In a last-minute move that voting rights groups and Democratic officials decried as a desperate and “blatant voter suppression tactic,” the Republican governor of Texas on Thursday issued a proclamation ordering that absentee ballot drop-off locations be limited to one per county in the massive state.
Gov. Greg Abbott’s order — which comes just a month before the November election and is likely to face a flood of legal challenges — would have the largest impact on Democratic counties that have established multiple drop-off sites in an effort to make voting as safe and convenient as possible. Recent polling shows President Donald Trump and Democratic nominee Joe Biden are neck-and-neck in the state.
“Harris County, the state’s most populous and a major Democratic stronghold, had designated a dozen locations where voters could deliver their own ballots — and already began collecting them this week,” The Texas Tribune reported. “The locations are spread out across the county’s roughly 1,700 square miles, an area larger than the state of Rhode Island.”
Gilberto Hinojosa, chair of the Texas Democratic Party, said in a statement that Abbott is “trying to adjust the rules” to make voting more difficult because “Republicans are on the verge of losing” the state in November.
“Courts all over the country, including the Fifth Circuit yesterday, have held that it is too late to change election rules, but our failed Republican leadership will try anyway,” said Hinojosa. “Make no mistake, democracy itself is on the ballot.
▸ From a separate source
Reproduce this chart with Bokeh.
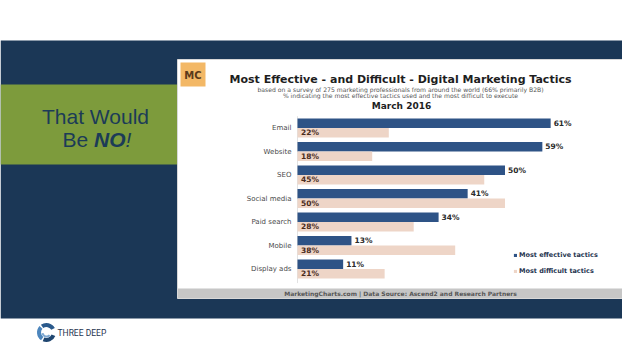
from bokeh.plotting import figure
from bokeh.models import Range1d, Legend, LegendItem, ColumnDataSource
from bokeh.core.properties import value
from bokeh.transform import dodge
from bokeh.embed import file_html
from bokeh.resources import INLINE

# ---- data ----
categories = ["Email", "Website", "SEO", "Social media", "Paid search", "Mobile", "Display ads"]
most_effective = [61, 59, 50, 41, 34, 13, 11]
most_difficult = [22, 18, 45, 50, 28, 38, 21]
series_names = ["Most effective tactics", "Most difficult tactics"]

title_text = "Most Effective - and Difficult - Digital Marketing Tactics"
subtitle_1 = "based on a survey of 275 marketing professionals from around the world (66% primarily B2B)"
subtitle_2 = "% indicating the most effective tactics used and the most difficult to execute"
date_text = "March 2016"
footer_text = "MarketingCharts.com | Data Source: Ascend2 and Research Partners"

# ---- styling ----
NAVY = "#1b3756"
GREEN = "#7d9b3c"
BLUE = "#2e5386"
PINK = "#eed5c7"
CHART_FONT = value("DejaVu Sans")
SLIDE_FONT = value("Liberation Sans")

W, H = 622, 343
PX_PER_PCT = 4.15
ZERO_X = 297.0
ROW0_Y = 127.5
ROW_H = 23.5

p = figure(width=W, height=H, output_backend="svg", toolbar_location=None,
           x_range=Range1d(-ZERO_X / PX_PER_PCT, (W - ZERO_X) / PX_PER_PCT),
           y_range=Range1d((H - ROW0_Y) / ROW_H, (0 - ROW0_Y) / ROW_H),
           min_border=0, x_axis_location=None, y_axis_location=None)
p.extra_x_ranges = {"px": Range1d(0, W)}
p.extra_y_ranges = {"px": Range1d(H, 0)}
p.grid.visible = False
p.outline_line_color = None
p.background_fill_color = "white"
p.border_fill_color = "white"

PX = dict(x_range_name="px", y_range_name="px")

# ---- slide background ----
p.quad(left=[0], right=[640], top=[40], bottom=[318], color=NAVY, line_color=None, **PX)
p.quad(left=[0], right=[640], top=[84], bottom=[164], color=GREEN, line_color=None, **PX)
# chart image box
p.quad(left=[177], right=[624], top=[59], bottom=[298], fill_color="white",
       line_color="#d8d8d8", line_width=1, **PX)
p.quad(left=[177.5], right=[623.5], top=[288], bottom=[297.5], fill_color="#c6c6c6",
       line_color=None, **PX)

# slide headline
p.text(x=[95], y=[116], text=["That Would"], text_font=SLIDE_FONT, text_font_size="21px",
       text_color="#1c3b57", text_align="center", text_baseline="middle", **PX)
p.text(x=[62], y=[139], text=["Be "], text_font=SLIDE_FONT, text_font_size="21px",
       text_color="#1c3b57", text_align="left", text_baseline="middle", **PX)
p.text(x=[93.5], y=[139], text=["NO"], text_font=SLIDE_FONT, text_font_size="21px",
       text_font_style="bold italic", text_color="#1c3b57", text_align="left",
       text_baseline="middle", **PX)
p.text(x=[125], y=[139], text=["!"], text_font=SLIDE_FONT, text_font_size="21px",
       text_font_style="italic", text_color="#1c3b57", text_align="left",
       text_baseline="middle", **PX)

# footer logo
p.annular_wedge(x=[46, 46, 46], y=[332, 332, 332], inner_radius=5.5, outer_radius=9.5,
                start_angle=[0.5, 2.4, 4.3], end_angle=[2.2, 4.1, 5.9],
                color=["#2b5a8c", "#4d86bd", "#1f4670"], line_color=None, **PX)
p.annular_wedge(x=[46], y=[332], inner_radius=3, outer_radius=5,
                start_angle=[3.3], end_angle=[5.6], color="#7fa9d2", line_color=None, **PX)
p.text(x=[57], y=[332], text=["THREE DEEP"], text_font=value("Roboto"),
       text_font_size="8.5px", text_color="#1f3550", text_align="left",
       text_baseline="middle", **PX)

# ---- chart header ----
p.quad(left=[180], right=[205], top=[62], bottom=[86], fill_color="#f3b866",
       line_color=None, **PX)
p.text(x=[192.5], y=[75], text=["MC"], text_font=CHART_FONT, text_font_size="10px",
       text_font_style="bold", text_color="#5a3a1a", text_align="center",
       text_baseline="middle", **PX)
p.text(x=[400], y=[79], text=[title_text], text_font=CHART_FONT, text_font_size="11px",
       text_font_style="bold", text_color="#1e1e1e", text_align="center",
       text_baseline="middle", **PX)
p.text(x=[400, 400], y=[88.5, 94.5], text=[subtitle_1, subtitle_2], text_font=CHART_FONT,
       text_font_size="6.1px", text_color="#555555", text_align="center",
       text_baseline="middle", **PX)
p.text(x=[401], y=[105], text=[date_text], text_font=CHART_FONT, text_font_size="9px",
       text_font_style="bold", text_color="#1e1e1e", text_align="center",
       text_baseline="middle", **PX)
p.text(x=[400], y=[293], text=[footer_text], text_font=CHART_FONT, text_font_size="6px",
       text_font_style="bold", text_color="#555555", text_align="center",
       text_baseline="middle", **PX)

# ---- bars ----
src = ColumnDataSource(dict(
    cat=categories,
    row=list(range(len(categories))),
    eff=most_effective,
    dif=most_difficult,
    eff_lbl=[f"{v}%" for v in most_effective],
    dif_lbl=[f"{v}%" for v in most_difficult],
))

# faint axis line
p.segment(x0=[0], x1=[0], y0=[-0.5], y1=[len(categories) - 0.4], line_color="#e2e2e2",
          line_width=1)

r_eff = p.hbar(y=dodge("row", -0.2), right="eff", left=0, height=0.4, source=src,
               fill_color=BLUE, line_color=None)
r_dif = p.hbar(y=dodge("row", 0.2), right="dif", left=0, height=0.4, source=src,
               fill_color=PINK, line_color=None)

p.text(x=0, y="row", text="cat", source=src, x_offset=-6, text_align="right",
       text_baseline="middle", text_font=CHART_FONT, text_font_size="7px",
       text_color="#4a4a4a")
p.text(x="eff", y=dodge("row", -0.2), text="eff_lbl", source=src, x_offset=3,
       text_align="left", text_baseline="middle", text_font=CHART_FONT,
       text_font_size="7.5px", text_font_style="bold", text_color="#2a2a2a")
p.text(x=0, y=dodge("row", 0.2), text="dif_lbl", source=src, x_offset=3.5,
       text_align="left", text_baseline="middle", text_font=CHART_FONT,
       text_font_size="7.5px", text_font_style="bold", text_color="#4a2c1c")

legend = Legend(items=[LegendItem(label=series_names[0], renderers=[r_eff]),
                       LegendItem(label=series_names[1], renderers=[r_dif])],
                location=(513, 68), orientation="vertical")
legend.glyph_width = 4
legend.glyph_height = 4
legend.label_height = 8
legend.label_standoff = 2
legend.spacing = 8
legend.padding = 0
legend.margin = 0
legend.border_line_color = None
legend.background_fill_alpha = 0
legend.label_text_font = "DejaVu Sans"
legend.label_text_font_size = "6.5px"
legend.label_text_font_style = "bold"
legend.label_text_color = "#1f3550"
p.add_layout(legend)

open("out.html", "w").write(file_html(p, INLINE))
Every Texan must get out and vote these cowards out!”
“Governor Abbott and Texas Republicans are scared,” Hinojosa continued. “We are creating a movement that will beat them at the ballot box on November 3, and there’s nothing these cheaters can do about it.”
While Abbott portrayed his unilateral move to shutter voting sites as an attempt to “maintain the integrity of our elections” and shield the process from virtually non-existent fraud, rights organizations said the proclamation is an obvious ploy to suppress turnout given the timing of the order and the disproportionate impact it could have on voters of color and people with disabilities.
“It raises a real concern that people are going to have just one more barrier to successfully submitting their ballot,” Mimi Marziani, president of the Texas Civil Rights Project, said in a statement. “And it opens the door to voter intimidation.”
Dallas County Judge Clay Jenkins said late Thursday that “this has President Trump written all over it.”
“With the governor changing the rules with 33 days until the most important election of our lifetime to make it harder to vote,” Jenkins added, “Dallas County will do what we can to protect the right to vote as well as protect the voters and workers involved in that process.”